Why It Matters for Vehicles
A vehicle’s center of gravity is one of the strongest predictors of rollover risk. The U.S. National Highway Traffic Safety Administration uses a measurement called the Static Stability Factor (SSF), calculated as the vehicle’s track width (the distance between left and right wheels) divided by twice the height of its center of gravity. A wider vehicle with a low center of gravity gets a higher SSF number and is more resistant to tipping. A narrow, tall SUV with a high center of gravity gets a lower number and tips more easily in sharp turns or emergency maneuvers.
This is why sports cars are designed low and wide, and why loaded roof racks make any vehicle less stable. Every inch you raise heavy cargo increases the center of gravity height, reducing that stability ratio. The same principle applies to shipping containers on trucks, cargo in aircraft, and even backpacks on hikers. Packing heavy items close to your back and near your waist keeps the combined center of gravity close to your body’s natural one, which reduces strain and improves balance on uneven terrain.
How to Find the Center of Gravity
For simple, symmetrical shapes, you can calculate the center of gravity using a weighted average.

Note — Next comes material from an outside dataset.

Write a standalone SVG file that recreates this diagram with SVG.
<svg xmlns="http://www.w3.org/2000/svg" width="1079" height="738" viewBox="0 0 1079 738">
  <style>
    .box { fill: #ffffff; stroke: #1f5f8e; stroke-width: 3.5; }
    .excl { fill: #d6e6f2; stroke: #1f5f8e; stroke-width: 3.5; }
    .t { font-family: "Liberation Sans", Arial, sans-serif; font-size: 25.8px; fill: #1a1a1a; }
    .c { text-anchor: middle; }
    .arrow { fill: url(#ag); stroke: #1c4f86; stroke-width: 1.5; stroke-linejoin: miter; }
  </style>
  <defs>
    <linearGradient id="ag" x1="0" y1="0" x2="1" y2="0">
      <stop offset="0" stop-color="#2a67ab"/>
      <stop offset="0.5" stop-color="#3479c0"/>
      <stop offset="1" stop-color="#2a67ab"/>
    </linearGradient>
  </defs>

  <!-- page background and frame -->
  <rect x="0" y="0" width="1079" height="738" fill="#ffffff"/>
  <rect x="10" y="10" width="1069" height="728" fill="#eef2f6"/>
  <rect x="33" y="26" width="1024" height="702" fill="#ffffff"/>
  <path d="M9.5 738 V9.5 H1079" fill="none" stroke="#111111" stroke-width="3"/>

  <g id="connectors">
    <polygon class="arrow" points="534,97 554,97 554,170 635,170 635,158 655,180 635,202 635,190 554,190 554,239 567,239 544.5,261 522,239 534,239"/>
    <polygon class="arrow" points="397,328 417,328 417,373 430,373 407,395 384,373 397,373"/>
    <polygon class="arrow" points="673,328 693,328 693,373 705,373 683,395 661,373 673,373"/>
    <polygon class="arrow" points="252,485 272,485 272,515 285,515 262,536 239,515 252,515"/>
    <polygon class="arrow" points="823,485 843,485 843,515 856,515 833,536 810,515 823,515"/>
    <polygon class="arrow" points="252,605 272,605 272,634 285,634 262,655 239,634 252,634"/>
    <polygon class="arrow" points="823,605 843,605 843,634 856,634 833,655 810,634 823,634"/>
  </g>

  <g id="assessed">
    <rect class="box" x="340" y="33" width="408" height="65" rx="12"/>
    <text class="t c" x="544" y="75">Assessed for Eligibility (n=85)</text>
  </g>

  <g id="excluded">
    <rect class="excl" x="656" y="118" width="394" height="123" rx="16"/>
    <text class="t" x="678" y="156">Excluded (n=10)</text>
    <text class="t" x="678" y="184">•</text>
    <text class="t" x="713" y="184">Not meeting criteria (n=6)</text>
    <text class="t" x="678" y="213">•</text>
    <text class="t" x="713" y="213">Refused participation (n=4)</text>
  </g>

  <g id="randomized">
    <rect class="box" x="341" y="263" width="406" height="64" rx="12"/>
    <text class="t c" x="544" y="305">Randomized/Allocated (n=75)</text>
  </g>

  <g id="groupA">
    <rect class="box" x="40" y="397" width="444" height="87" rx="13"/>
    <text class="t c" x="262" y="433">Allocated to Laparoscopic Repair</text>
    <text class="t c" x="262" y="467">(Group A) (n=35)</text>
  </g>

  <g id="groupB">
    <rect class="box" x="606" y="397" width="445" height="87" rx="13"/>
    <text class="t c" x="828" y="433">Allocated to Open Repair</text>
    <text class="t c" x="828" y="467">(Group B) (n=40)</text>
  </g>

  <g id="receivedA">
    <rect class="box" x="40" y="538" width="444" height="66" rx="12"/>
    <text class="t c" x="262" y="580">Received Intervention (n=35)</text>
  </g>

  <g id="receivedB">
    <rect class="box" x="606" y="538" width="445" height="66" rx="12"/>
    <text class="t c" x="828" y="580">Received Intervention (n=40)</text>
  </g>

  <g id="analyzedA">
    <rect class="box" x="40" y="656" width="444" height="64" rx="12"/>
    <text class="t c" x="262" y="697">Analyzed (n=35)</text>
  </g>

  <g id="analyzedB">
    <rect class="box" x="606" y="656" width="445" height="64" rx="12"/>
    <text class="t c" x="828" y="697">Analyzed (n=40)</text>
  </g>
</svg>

Each part of the object contributes to the overall center based on how heavy it is and how far it is from a reference point. If you have two masses, one weighing 2 kg sitting at one end of a beam and another weighing 6 kg at the other end, the center of gravity won’t be in the middle. It will be three-quarters of the way toward the heavier mass, because each mass “pulls” the balance point toward itself in proportion to its weight.
For irregular shapes where math gets complicated, there’s a simple physical method that works surprisingly well. Cut the shape out of cardboard, poke a hole near one edge, and hang it freely from a pin through that hole. Hang a weighted string (a plumb line) from the same pin and draw a line on the cardboard where the string falls. Then repeat the process from a second hole on a different edge, drawing a second line. The center of gravity is where the two lines cross. A third hole and third line serves as a confirmation. This works because when an object hangs freely, its center of gravity always settles directly below the suspension point.
Stability and Tipping
An object is stable when its center of gravity is low and its base of support is wide. Think of a pyramid: broad base, low center of gravity, nearly impossible to knock over. A pencil balanced on its tip is the opposite extreme: tiny base, high center of gravity, unstable to the slightest breeze. The critical moment happens when the center of gravity moves past the edge of the base of support. Once it does, gravity creates a turning force that tips the object over rather than pulling it back upright.
This principle shows up everywhere. Toddlers fall frequently because their heads are proportionally large, giving them a high center of gravity relative to their small feet. Construction cranes have massive counterweights on one side to keep the center of gravity over the base even when lifting heavy loads on the other. Wine bottles have thick, heavy bases so the center of gravity stays low even as liquid sloshes around inside. In each case, the physics is identical: keep the center of gravity low and over the base, and the object stays upright.